◆ Aim: Give back only the lines from the one that contains "Write the Chart.js code for this chart." through the one that contains "const yMax = 7;", word for word and without images.

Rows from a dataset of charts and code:
· · · · ·
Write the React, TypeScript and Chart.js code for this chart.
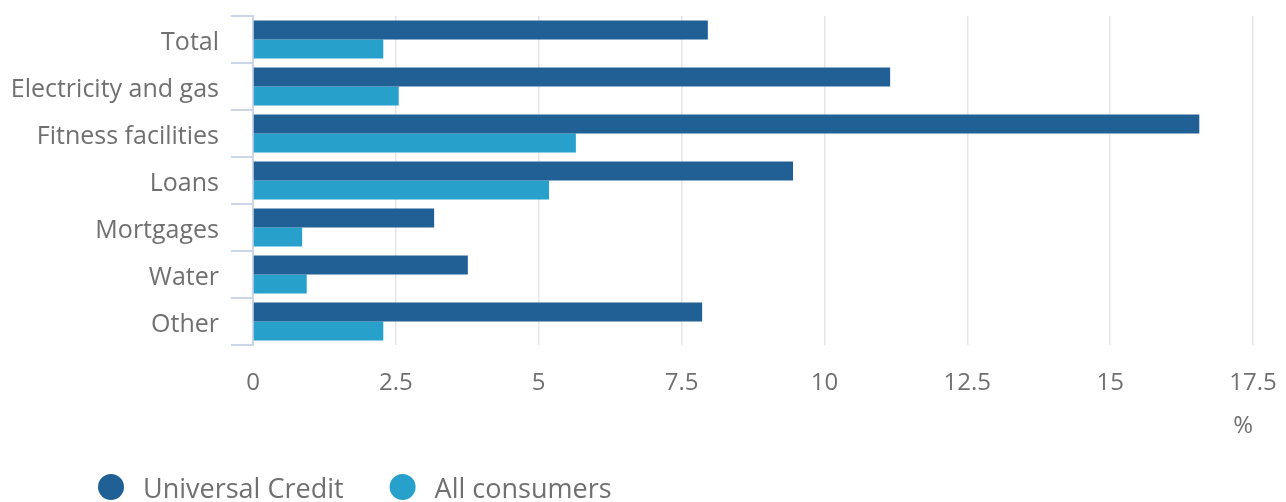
import React, { useEffect, useRef } from "react";
import { Chart, registerables } from "chart.js";

Chart.register(...registerables);

const categories = [
  "Total",
  "Electricity and gas",
  "Fitness facilities",
  "Loans",
  "Mortgages",
  "Water",
  "Other",
];
const universalCredit = [7.96, 11.15, 16.56, 9.45, 3.17, 3.76, 7.86];
const allConsumers = [2.28, 2.55, 5.65, 5.18, 0.86, 0.94, 2.28];
const seriesNames = ["Universal Credit", "All consumers"];
const seriesColors = ["#206095", "#27a0cc"];
const xMax = 17.5;
const xStep = 2.5;
const xTitle = "%";

const FONT = "'Open Sans', sans-serif";
const TEXT = "#707070";

const legendPlugin = {
  id: "customLegend",
  afterDraw(chart: any) {
    const ctx = chart.ctx;
    const size = 27;
    let x = 98;
    const cy = 490;
    ctx.save();
    ctx.font = `${size}px ${FONT}`;
    ctx.textBaseline = "middle";
    ctx.textAlign = "left";
    chart.data.datasets.forEach((ds: any) => {
      const r = 13;
      ctx.beginPath();
      ctx.fillStyle = ds.backgroundColor;
      ctx.arc(x + r, cy - 3, r, 0, Math.PI * 2);
      ctx.fill();
      const tx = x + 2 * r + 19;
      ctx.fillStyle = TEXT;
      ctx.fillText(ds.label, tx, cy);
      x = tx + ctx.measureText(ds.label).width + 46;
    });
    ctx.restore();
  },
};

export default function App() {
  const ref = useRef<HTMLCanvasElement>(null);

  useEffect(() => {
    if (!ref.current) return;
    const chart = new Chart(ref.current, {
      type: "bar",
      data: {
        labels: categories,
        datasets: [
          {
            label: seriesNames[0],
            data: universalCredit,
            backgroundColor: seriesColors[0],
            categoryPercentage: 0.81,
            barPercentage: 1,
          },
          {
            label: seriesNames[1],
            data: allConsumers,
            backgroundColor: seriesColors[1],
            categoryPercentage: 0.81,
            barPercentage: 1,
          },
        ],
      },
      options: {
        indexAxis: "y",
        responsive: false,
        animation: false,
        layout: { padding: { top: 16, right: 33, left: 0, bottom: 0 } },
        plugins: {
          legend: { display: false },
          tooltip: { enabled: false },
        },
        scales: {
          x: {
            min: 0,
            max: xMax,
            ticks: {
              stepSize: xStep,
              color: TEXT,
              padding: 24,
              font: { family: FONT, size: 24 },
            },
            grid: { color: "#e6e6e6", lineWidth: 1.5, drawTicks: false },
            border: { display: false },
            title: {
              display: true,
              text: xTitle,
              align: "end",
              color: TEXT,
              font: { family: FONT, size: 24 },
              padding: { top: 0, bottom: 61 },
            },
            afterFit(scale: any) {
              scale.height = 157;
              scale.paddingLeft = 0;
              scale.paddingRight = 0;
            },
          },
          y: {
            ticks: {
              color: TEXT,
              padding: 12,
              labelOffset: 3,
              font: { family: FONT, size: 25 },
            },
            grid: {
              offset: true,
              drawOnChartArea: false,
              tickLength: 22,
              color: "#ccd6eb",
              lineWidth: 2,
            },
            border: { color: "#ccd6eb", width: 2 },
            afterFit(scale: any) {
              scale.width = 253;
              scale.paddingTop = 0;
              scale.paddingBottom = 0;
            },
          },
        },
      },
      plugins: [legendPlugin],
    });
    return () => chart.destroy();
  }, []);

  return (
    <div style={{ position: "fixed", left: 0, top: 0, width: 1286, height: 502, background: "#fff" }}>
      <canvas ref={ref} width={1286} height={502} />
    </div>
  );
}
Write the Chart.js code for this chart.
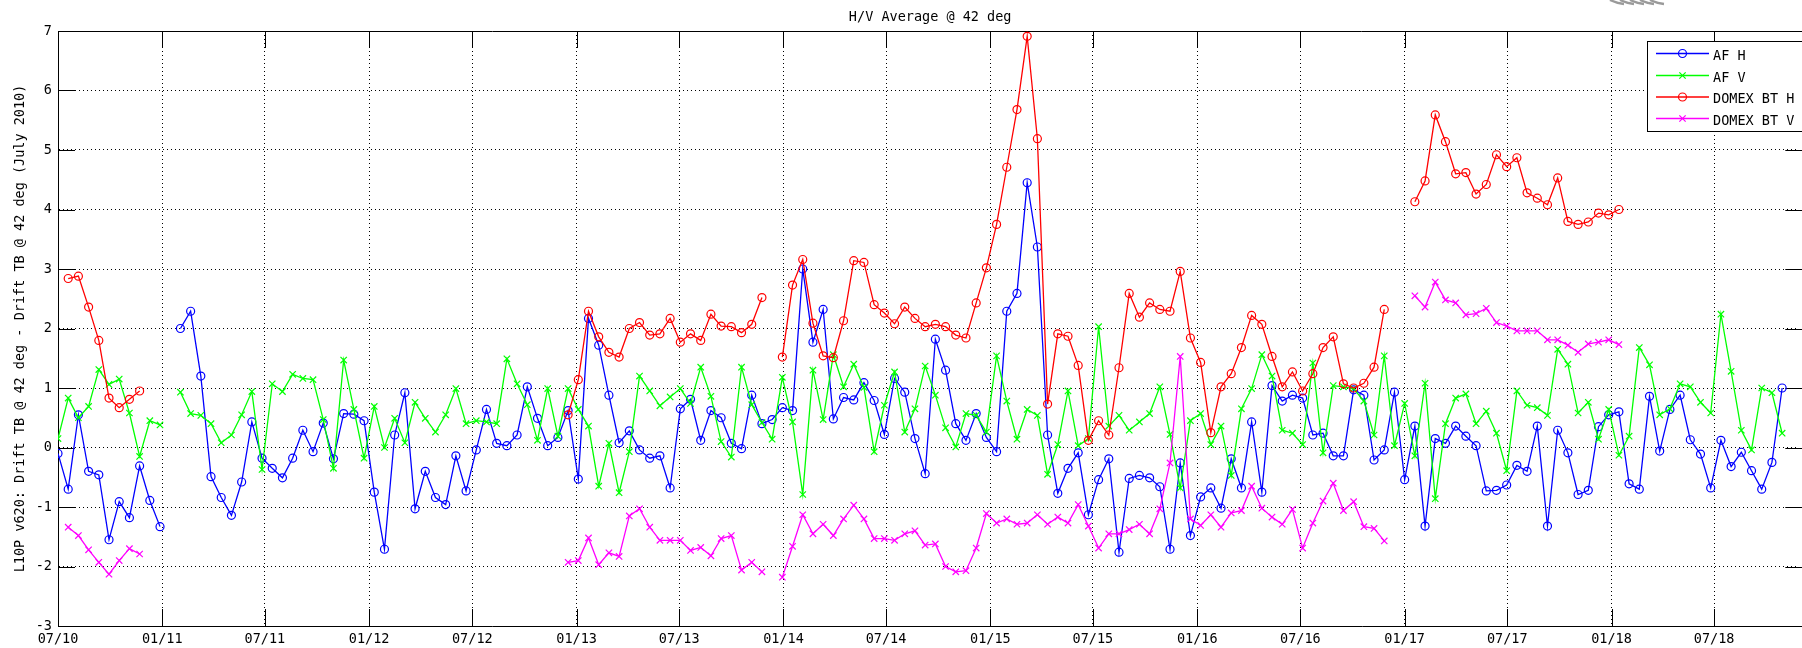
<!DOCTYPE html>
<html>
<head>
<meta charset="utf-8">
<title>H/V Average @ 42 deg</title>
<script src="https://cdn.jsdelivr.net/npm/chart.js@4.4.1/dist/chart.umd.min.js"></script>
<style>
  html, body { margin: 0; padding: 0; background: #fff; }
</style>
</head>
<body>
<canvas id="chart" width="1802" height="648"></canvas>
<script>
// samples every 18 days starting 07/01/2010
const startDate = '2010-07-01';
const stepDays = 18;
const endDate = '2018-11-23';

const tickDates = [
    '2010-07-01', '2011-01-01', '2011-07-01', '2012-01-01', '2012-07-01',
    '2013-01-01', '2013-07-01', '2014-01-01', '2014-07-01', '2015-01-01',
    '2015-07-01', '2016-01-01', '2016-07-01', '2017-01-01', '2017-07-01',
    '2018-01-01', '2018-07-01',
];
const yMin = -3;
const yMax = 7;

const afH = [
    -0.10, -0.70, 0.55, -0.40, -0.46, -1.55, -0.91, -1.18, -0.31, -0.89,
    -1.33, null, 2.00, 2.29, 1.20, -0.49, -0.84, -1.14, -0.58, 0.43,
    -0.18, -0.35, -0.51, -0.18, 0.29, -0.07, 0.41, -0.19, 0.57, 0.56,
    0.45, -0.75, -1.71, 0.21, 0.92, -1.03, -0.40, -0.84, -0.96, -0.14,
    -0.73, -0.04, 0.64, 0.07, 0.03, 0.21, 1.02, 0.49, 0.03, 0.17,
    0.62, -0.53, 2.17, 1.72, 0.88, 0.08, 0.28, -0.04, -0.18, -0.14,
    -0.68, 0.65, 0.81, 0.12, 0.62, 0.50, 0.07, -0.02, 0.88, 0.40,
    0.47, 0.67, 0.62, 3.00, 1.77, 2.32, 0.48, 0.84, 0.80, 1.09,
    0.79, 0.22, 1.16, 0.93, 0.15, -0.44, 1.82, 1.30, 0.40, 0.12,
    0.57, 0.17, -0.07, 2.29, 2.59, 4.45, 3.37, 0.21, -0.77, -0.35,
    -0.09, -1.13, -0.54, -0.19, -1.76, -0.52, -0.47, -0.51, -0.66, -1.71,
    -0.26, -1.48, -0.83, -0.68, -1.02, -0.19, -0.68, 0.43, -0.75, 1.04,
    0.78, 0.88, 0.83, 0.21, 0.24, -0.14, -0.14, 0.97, 0.88, -0.21,
    -0.04, 0.93, -0.54, 0.36, -1.32, 0.15, 0.07, 0.36, 0.19, 0.03,
    -0.73, -0.72, -0.63, -0.30, -0.40, 0.36, -1.32, 0.29, -0.09, -0.79,
    -0.72, 0.35, 0.55, 0.60, -0.61, -0.70, 0.86, -0.06, 0.64, 0.88,
    0.13, -0.11, -0.68, 0.12, -0.32, -0.08, -0.39, -0.70, -0.25, 1.00,
];

const afV = [
    0.15, 0.83, 0.50, 0.69, 1.31, 1.06, 1.15, 0.58, -0.15, 0.45,
    0.38, null, 0.93, 0.57, 0.54, 0.40, 0.08, 0.21, 0.55, 0.94,
    -0.37, 1.07, 0.94, 1.23, 1.16, 1.14, 0.47, -0.35, 1.47, 0.64,
    -0.18, 0.69, 0.00, 0.49, 0.08, 0.76, 0.49, 0.26, 0.55, 0.99,
    0.40, 0.45, 0.43, 0.40, 1.49, 1.07, 0.72, 0.12, 0.99, 0.19,
    0.99, 0.64, 0.36, -0.65, 0.07, -0.76, -0.07, 1.20, 0.95, 0.70,
    0.85, 0.99, 0.74, 1.35, 0.86, 0.10, -0.16, 1.35, 0.72, 0.42,
    0.14, 1.18, 0.43, -0.79, 1.30, 0.47, 1.56, 1.02, 1.40, 1.01,
    -0.07, 0.71, 1.27, 0.26, 0.65, 1.37, 0.88, 0.33, 0.01, 0.57,
    0.54, 0.26, 1.54, 0.78, 0.14, 0.64, 0.54, -0.45, 0.05, 0.95,
    0.03, 0.15, 2.03, 0.36, 0.54, 0.29, 0.43, 0.57, 1.02, 0.22,
    -0.68, 0.45, 0.57, 0.05, 0.36, -0.47, 0.65, 0.99, 1.56, 1.20,
    0.29, 0.24, 0.05, 1.42, -0.09, 1.04, 1.02, 0.99, 0.78, 0.21,
    1.54, 0.03, 0.74, -0.14, 1.08, -0.86, 0.40, 0.83, 0.90, 0.40,
    0.61, 0.24, -0.39, 0.95, 0.71, 0.67, 0.54, 1.65, 1.40, 0.58,
    0.76, 0.14, 0.64, -0.13, 0.19, 1.68, 1.39, 0.55, 0.65, 1.07,
    1.02, 0.76, 0.58, 2.24, 1.28, 0.29, -0.04, 1.00, 0.92, 0.24,
];

const domexH = [
    null, 2.84, 2.88, 2.36, 1.80, 0.83, 0.67, 0.81, 0.95, null,
    null, null, null, null, null, null, null, null, null, null,
    null, null, null, null, null, null, null, null, null, null,
    null, null, null, null, null, null, null, null, null, null,
    null, null, null, null, null, null, null, null, null, null,
    0.55, 1.14, 2.29, 1.86, 1.60, 1.52, 2.00, 2.10, 1.89, 1.91,
    2.17, 1.77, 1.91, 1.80, 2.24, 2.04, 2.03, 1.93, 2.07, 2.52,
    null, 1.52, 2.73, 3.16, 2.09, 1.54, 1.51, 2.13, 3.14, 3.11,
    2.40, 2.26, 2.08, 2.36, 2.17, 2.03, 2.07, 2.03, 1.89, 1.84,
    2.43, 3.02, 3.75, 4.71, 5.68, 6.91, 5.19, 0.73, 1.91, 1.87,
    1.38, 0.12, 0.45, 0.21, 1.34, 2.59, 2.19, 2.43, 2.32, 2.29,
    2.96, 1.84, 1.43, 0.25, 1.02, 1.24, 1.68, 2.22, 2.07, 1.53,
    1.02, 1.27, 0.95, 1.24, 1.68, 1.86, 1.07, 1.00, 1.08, 1.35,
    2.32, null, null, 4.13, 4.48, 5.59, 5.14, 4.60, 4.62, 4.26,
    4.42, 4.92, 4.72, 4.87, 4.28, 4.19, 4.08, 4.53, 3.80, 3.75,
    3.79, 3.94, 3.91, 4.00, null, null, null, null, null, null,
    null, null, null, null, null, null, null, null, null, null,
];

const domexV = [
    null, -1.34, -1.48, -1.72, -1.93, -2.13, -1.90, -1.70, -1.79, null,
    null, null, null, null, null, null, null, null, null, null,
    null, null, null, null, null, null, null, null, null, null,
    null, null, null, null, null, null, null, null, null, null,
    null, null, null, null, null, null, null, null, null, null,
    -1.93, -1.90, -1.52, -1.97, -1.77, -1.83, -1.15, -1.03, -1.34, -1.56,
    -1.56, -1.56, -1.73, -1.68, -1.82, -1.53, -1.48, -2.06, -1.93, -2.09,
    null, -2.18, -1.66, -1.13, -1.45, -1.29, -1.48, -1.20, -0.97, -1.20,
    -1.53, -1.53, -1.56, -1.45, -1.40, -1.64, -1.62, -2.00, -2.09, -2.07,
    -1.69, -1.11, -1.27, -1.20, -1.29, -1.27, -1.13, -1.29, -1.17, -1.27,
    -0.96, -1.32, -1.69, -1.45, -1.45, -1.38, -1.29, -1.45, -1.03, -0.26,
    1.53, -1.20, -1.31, -1.13, -1.34, -1.10, -1.06, -0.65, -1.02, -1.17,
    -1.29, -1.04, -1.69, -1.27, -0.90, -0.60, -1.06, -0.91, -1.33, -1.36,
    -1.57, null, null, 2.55, 2.36, 2.78, 2.48, 2.43, 2.23, 2.25,
    2.34, 2.10, 2.04, 1.96, 1.96, 1.96, 1.81, 1.81, 1.72, 1.60,
    1.74, 1.77, 1.81, 1.73, null, null, null, null, null, null,
    null, null, null, null, null, null, null, null, null, null,
];

const FONT = '"DejaVu Sans Mono", monospace';
const FONT_SIZE = 13.5;
const TICK_LEN = 17;

const dayOf = (s) => (Date.parse(s) - Date.parse(startDate)) / 86400000;
const tickDays = tickDates.map(dayOf);
const tickLabel = (s) => s.slice(5, 7) + '/' + s.slice(2, 4);

const toPoints = (values) => values.map((v, i) => ({ x: i * stepDays, y: v }));

function lineSet(label, values, color, style, radius, order) {
    return {
        label: label,
        data: toPoints(values),
        borderColor: color,
        backgroundColor: color,
        borderWidth: 1.3,
        pointStyle: style,
        pointRadius: radius,
        pointBorderWidth: 1.2,
        pointBorderColor: color,
        pointBackgroundColor: 'rgba(0,0,0,0)',
        spanGaps: false,
        tension: 0,
        order: order,
    };
}

// axes box, inward ticks, title and legend
const matlabFrame = {
    id: 'matlabFrame',
    beforeDatasetsDraw(chart) {
        const { ctx, chartArea: a, scales: { x, y } } = chart;
        const rightAxis = a.right + 6;
        ctx.save();
        ctx.strokeStyle = '#000';
        ctx.lineWidth = 1;
        ctx.beginPath();
        ctx.moveTo(a.left, Math.round(a.top) + 0.5);
        ctx.lineTo(a.right, Math.round(a.top) + 0.5);
        x.ticks.forEach((t) => {
            const px = Math.round(x.getPixelForValue(t.value)) + 0.5;
            ctx.moveTo(px, a.bottom);
            ctx.lineTo(px, a.bottom - TICK_LEN);
            ctx.moveTo(px, a.top);
            ctx.lineTo(px, a.top + TICK_LEN);
        });
        y.ticks.forEach((t) => {
            const py = Math.round(y.getPixelForValue(t.value)) + 0.5;
            ctx.moveTo(a.left, py);
            ctx.lineTo(a.left + TICK_LEN, py);
            ctx.moveTo(rightAxis, py);
            ctx.lineTo(rightAxis - TICK_LEN, py);
        });
        ctx.stroke();
        ctx.restore();
    },
    afterDraw(chart) {
        const { ctx, chartArea: a } = chart;
        ctx.save();
        ctx.font = FONT_SIZE + 'px ' + FONT;
        ctx.fillStyle = '#000';

        // title
        ctx.textAlign = 'center';
        ctx.textBaseline = 'middle';
        ctx.fillText('H/V Average @ 42 deg', (a.left + a.right + 6) / 2, 17.5);

        // cut-off logo at the top edge
        ctx.strokeStyle = '#9a9a9a';
        ctx.lineWidth = 2.5;
        for (let k = 0; k < 5; k++) {
            ctx.beginPath();
            ctx.moveTo(1610 + k * 10, 0);
            ctx.quadraticCurveTo(1616 + k * 10, 3, 1624 + k * 10, 4);
            ctx.stroke();
        }

        // legend
        const box = { x: 1647.5, y: 41.5, w: 200, h: 90 };
        ctx.fillStyle = '#fff';
        ctx.fillRect(box.x, box.y, box.w, box.h);
        ctx.strokeStyle = '#000';
        ctx.lineWidth = 1;
        ctx.strokeRect(box.x, box.y, box.w, box.h);
        const rows = [53.5, 75.5, 97, 118.5];
        chart.data.datasets.forEach((ds, i) => {
            const yy = rows[i];
            ctx.strokeStyle = ds.borderColor;
            ctx.lineWidth = ds.borderWidth;
            ctx.beginPath();
            ctx.moveTo(1656, yy);
            ctx.lineTo(1709, yy);
            ctx.stroke();
            ctx.lineWidth = ds.pointBorderWidth;
            ctx.beginPath();
            const cx = 1682.5;
            if (ds.pointStyle === 'circle') {
                ctx.arc(cx, yy, ds.pointRadius, 0, Math.PI * 2);
            } else {
                const r = ds.pointRadius * 0.7;
                ctx.moveTo(cx - r, yy - r); ctx.lineTo(cx + r, yy + r);
                ctx.moveTo(cx - r, yy + r); ctx.lineTo(cx + r, yy - r);
            }
            ctx.stroke();
            ctx.fillStyle = '#000';
            ctx.textAlign = 'left';
            ctx.textBaseline = 'middle';
            ctx.fillText(ds.label, 1713, yy + 2.5);
        });
        ctx.restore();
    },
};

new Chart(document.getElementById('chart'), {
    type: 'line',
    data: {
        datasets: [
            lineSet('AF H', afH, '#0000ff', 'circle', 4, 4),
            lineSet('AF V', afV, '#00ff00', 'crossRot', 4.5, 3),
            lineSet('DOMEX BT H', domexH, '#ff0000', 'circle', 4, 2),
            lineSet('DOMEX BT V', domexV, '#ff00ff', 'crossRot', 4.5, 1),
        ]
    },
    options: {
        responsive: false,
        animation: false,
        events: [],
        devicePixelRatio: 1,
        layout: {
            padding: { top: 31, right: 0, bottom: 0, left: 0 }
        },
        scales: {
            x: {
                type: 'linear',
                min: 0,
                max: dayOf(endDate),
                afterBuildTicks: (scale) => {
                    scale.ticks = tickDays.map((v) => ({ value: v }));
                },
                afterFit: (scale) => { scale.height = 22; },
                ticks: {
                    autoSkip: false,
                    maxRotation: 0,
                    padding: 5,
                    color: '#000',
                    font: { family: FONT, size: FONT_SIZE },
                    callback: (v) => {
                        const i = tickDays.indexOf(v);
                        return i >= 0 ? tickLabel(tickDates[i]) : '';
                    }
                },
                grid: {
                    color: '#000',
                    lineWidth: 1,
                    drawTicks: false,
                },
                border: { display: true, color: '#000', width: 1, dash: [1, 3] }
            },
            y: {
                min: yMin,
                max: yMax,
                afterFit: (scale) => { scale.width = 58; },
                ticks: {
                    stepSize: 1,
                    padding: 6,
                    color: '#000',
                    font: { family: FONT, size: FONT_SIZE },
                },
                grid: {
                    color: '#000',
                    lineWidth: 1,
                    drawTicks: false,
                },
                border: { display: true, color: '#000', width: 1, dash: [1, 3] },
                title: {
                    display: true,
                    text: 'L10P v620: Drift TB @ 42 deg - Drift TB @ 42 deg (July 2010)',
                    color: '#000',
                    font: { family: FONT, size: FONT_SIZE },
                    padding: { top: 12, bottom: 0 }
                }
            }
        },
        plugins: {
            legend: { display: false },
            tooltip: { enabled: false },
            title: { display: false }
        }
    },
    plugins: [matlabFrame]
});
</script>
</body>
</html>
· · · · ·
◆ Correct output:
Write the Chart.js code for this chart.
<!DOCTYPE html>
<html>
<head>
<meta charset="utf-8">
<title>H/V Average @ 42 deg</title>
<script src="https://cdn.jsdelivr.net/npm/chart.js@4.4.1/dist/chart.umd.min.js"></script>
<style>
  html, body { margin: 0; padding: 0; background: #fff; }
</style>
</head>
<body>
<canvas id="chart" width="1802" height="648"></canvas>
<script>
// samples every 18 days starting 07/01/2010
const startDate = '2010-07-01';
const stepDays = 18;
const endDate = '2018-11-23';

const tickDates = [
    '2010-07-01', '2011-01-01', '2011-07-01', '2012-01-01', '2012-07-01',
    '2013-01-01', '2013-07-01', '2014-01-01', '2014-07-01', '2015-01-01',
    '2015-07-01', '2016-01-01', '2016-07-01', '2017-01-01', '2017-07-01',
    '2018-01-01', '2018-07-01',
];
const yMin = -3;
const yMax = 7;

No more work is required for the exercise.